Maple’s rule: “Treat every crime as if the victim were your mother.”

Welcome, and good luck
Welcome, and good luck

Right now, that’s not the case. We’re in the third week of a police revolt, as cops have stopped doing much of the job, with tickets, summons and arrests plummeting and response times likely rising.

The same officers infuriated at de Blasio’s open sympathy for what this paper’s editorial page memorably deemed “anti-police protesters, many of whom brand cops as killers of minorities by simple-mindedly insisting, in effect, that every police-involved death is a wrongful homicide” are helping make the case that far too much policework is really churn work.

Leaving aside the particulars of each situation, no one seriously disputes that sending cops where the crime is means that young people there are far more likely to have charged encounters with the police, each one with some chance of serious negative consequences.

And 20 years of falling crime and aggressive policing means that police violence — justified or otherwise — now appears to be a much larger share of all violence.

When the “black lives matter” slogan emerged after Ferguson, cops shot back, so to speak, that blue lives matter, too — which may have missed the point but resonated after officers Ramos and Liu were assassinated last month.

That let PBA boss Pat Lynch — who’d already been using the prospect of dead cops to bash de Blasio — and other union leaders push even harder to reclaim the department’s previous status as beyond significant reproach or reform.

It’s a striking sort of identity-politics grievance: Cops of all colors are trying to win back the stature black voters claimed by effectively electing de Blasio mayor in the Democratic primary, as though this were a zero-sum game.
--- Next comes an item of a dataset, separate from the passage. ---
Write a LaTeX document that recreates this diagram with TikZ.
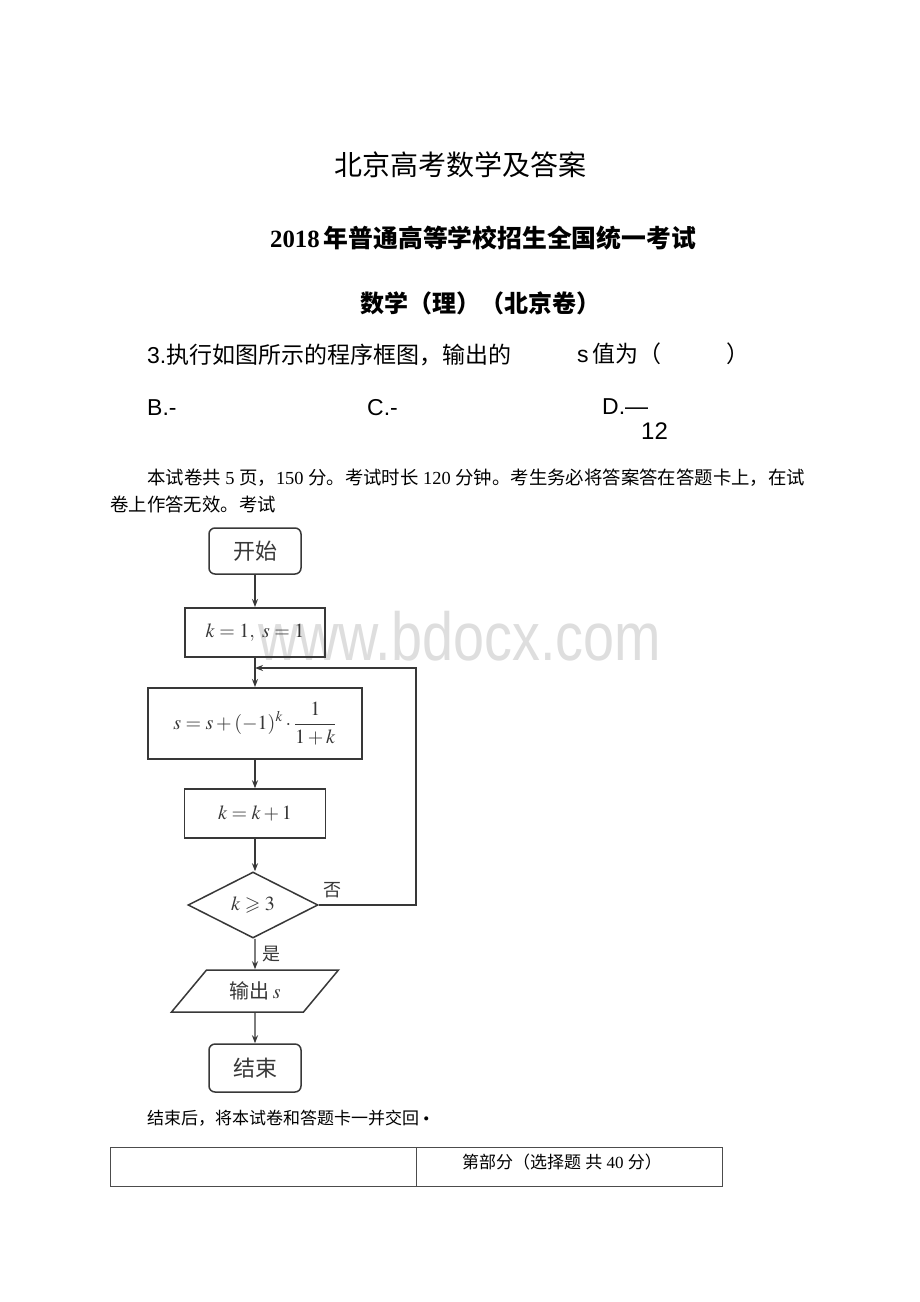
\documentclass[tikz,border=0pt]{standalone}
\usepackage{amssymb}
\usepackage{mathptmx}
\usepackage{fontspec}
\setmainfont{Liberation Serif}
\newfontfamily\cjk{Noto Sans CJK SC}
\newfontfamily\ars{Liberation Sans}
\usetikzlibrary{shapes.geometric,arrows.meta}
\newcommand{\fsz}[1]{\fontsize{#1}{#1}\selectfont}
\definecolor{fc}{HTML}{383838}
\definecolor{wm}{HTML}{DEDEDE}
\tikzset{
  txt/.style={inner sep=0pt, anchor=base west},
  fbox/.style={draw=fc, line width=1.5pt, inner sep=0pt, text=fc},
  arr/.style={draw=fc, line width=1.4pt, -{Stealth[length=8pt,width=6pt]}},
  lab/.style={inner sep=0pt, text=fc, font=\cjk\fsz{18}},
}
\begin{document}
\begin{tikzpicture}[x=1pt,y=-1pt]
\fill[white] (0,0) rectangle (920,1302);
\useasboundingbox (0,0) rectangle (920,1302);

% headings
\node[inner sep=0pt] (t1) at (460,165) {\cjk\fsz{28}北京高考数学及答案};
\node[inner sep=0pt] (t2) at (483,238) {\fsz{24.8}\bfseries 2018\,{\cjk\bfseries 年普通高等学校招生全国统一考试}};
\node[inner sep=0pt] (t3) at (480,303) {\cjk\bfseries\fsz{24}数学（理）（北京卷）};

% question
\node[txt] (q1) at (147,363) {\fsz{23}{\ars 3.}{\cjk 执行如图所示的程序框图，输出的}};
\node[txt] (q2) at (577,362) {\fsz{23}{\ars s}\,{\cjk 值为（}};
\node[txt] (q3) at (726,362) {\cjk\fsz{23}）};
\node[txt] (ob) at (147,415) {\ars\fsz{23}B.-};
\node[txt] (oc) at (367,415) {\ars\fsz{23}C.-};
\node[txt] (od) at (602,414) {\ars\fsz{23}D.—};
\node[txt] (od2) at (641,439) {\ars\fsz{24}12};

% paragraph
\node[txt] (p1) at (147,484) {\fsz{18.4}{\cjk 本试卷共} 5 {\cjk 页，}150 {\cjk 分。考试时长} 120 {\cjk 分钟。考生务必将答案答在答题卡上，在试}};
\node[txt] (p2) at (110,511) {\cjk\fsz{18.4}卷上作答无效。考试};

% watermark
\node[txt, text=wm, xscale=0.82] (wmk) at (258,660) {\ars\fsz{68}www.bdocx.com};

% flowchart
\node[fbox, rounded corners=6pt, minimum width=92pt, minimum height=46pt] (start) at (255,551) {\cjk\fsz{22}开始};
\node[fbox, line width=1.9pt, minimum width=140pt, minimum height=49pt] (init) at (255,632.5) {\fsz{20}$k=1,\ s=1$};
\node[fbox, line width=1.9pt, minimum width=214pt, minimum height=71pt] (upd) at (255,723.5) {\fsz{20}$\displaystyle s=s+(-1)^{k}\cdot\frac{1}{1+k}$};
\node[fbox, minimum width=141pt, minimum height=49pt] (inc) at (255,813.5) {\fsz{20}$k=k+1$};
\node[fbox, diamond, minimum width=130pt, minimum height=66pt] (dec) at (253,905) {\fsz{20}$k\geqslant 3$};
\node[fbox, trapezium, trapezium left angle=45, trapezium right angle=135, trapezium stretches=true, minimum width=168pt, minimum height=42pt] (out) at (255,991) {\fsz{20}{\cjk 输出}\,$s$};
\node[fbox, rounded corners=6pt, minimum width=92pt, minimum height=48pt] (stop) at (255,1068) {\cjk\fsz{22}结束};

\coordinate (loopR) at (416,905);
\coordinate (loopT) at (416,668);
\coordinate (join) at (255,668);

\draw[arr] (start) -- (init);
\draw[arr] (init) -- (upd);
\draw[arr] (upd) -- (inc);
\draw[arr] (inc.south) -- (inc.south |- dec.north);
\draw[arr] (dec.south -| out.north) -- (out);
\draw[arr] (out) -- (stop);
\draw[arr] (dec.east) -- (loopR) -- (loopT) -- (join);

\node[lab, anchor=west] (no) at (323,890) {否};
\node[lab, anchor=west] (yes) at (262,954) {是};

% closing line
\node[txt] (p3) at (147,1124) {\fsz{17}{\cjk 结束后，将本试卷和答题卡一并交回}\ \textbullet};

% table
\node[draw=black!70, line width=0.8pt, minimum width=306pt, minimum height=39pt, inner sep=0pt] (c1) at (263,1166.5) {};
\node[draw=black!70, line width=0.8pt, minimum width=306pt, minimum height=39pt, inner sep=0pt] (c2) at (569,1166.5) {};
\node[txt] (tt) at (462,1168) {\fsz{17}{\cjk 第部分（选择题}\ {\cjk 共}\ 40\ {\cjk 分）}};
\end{tikzpicture}
\end{document}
It’s not, but the split has held: De Blasio finished his first year in an office with an approval rating 40 points higher among black voters than white ones.

Cops and mayors - it's never easy
Cops and mayors – it’s never easy

If anyone should understand the fears of black families, it’s cops, and vice versa. Even as the city keeps getting safer — including over de Blasio’s first year — the fear of sudden violence has persisted.

That’s why Eric Garner’s death, however anomalous, resonated so powerfully. And why many decent cops look at Daniel Pantaleo and fear de Blasio will hang them out to dry if a suspect has a heart attack mid-arrest.

Finally, some cops are afraid of their brothers and sisters in blue. One union leader, while denying any role in it, called the police strike “contagious.” If enough officers aren’t doing work and supervisors let that happen, it takes real guts to keep working — just like it does to stand one way when everyone else wearing the same uniform turns around to show the mayor their backs.

With union leaders denying any role, cops, like the occupiers of 2011, are presenting a leaderless front. And the same question asked then applies now: “What do they want?” (De Blasio, for his part, has said he isn’t going to apologize for the tensions but wants to move past them. And he’s taken pains not to call the cop mutiny by its name.)

It’s time for cops to get back to work, and all of us to find a better way forward, one where the city stays safe even as it gets fairer.

Or we can keep holding our breath and waiting to see who’s next to fall in fear city.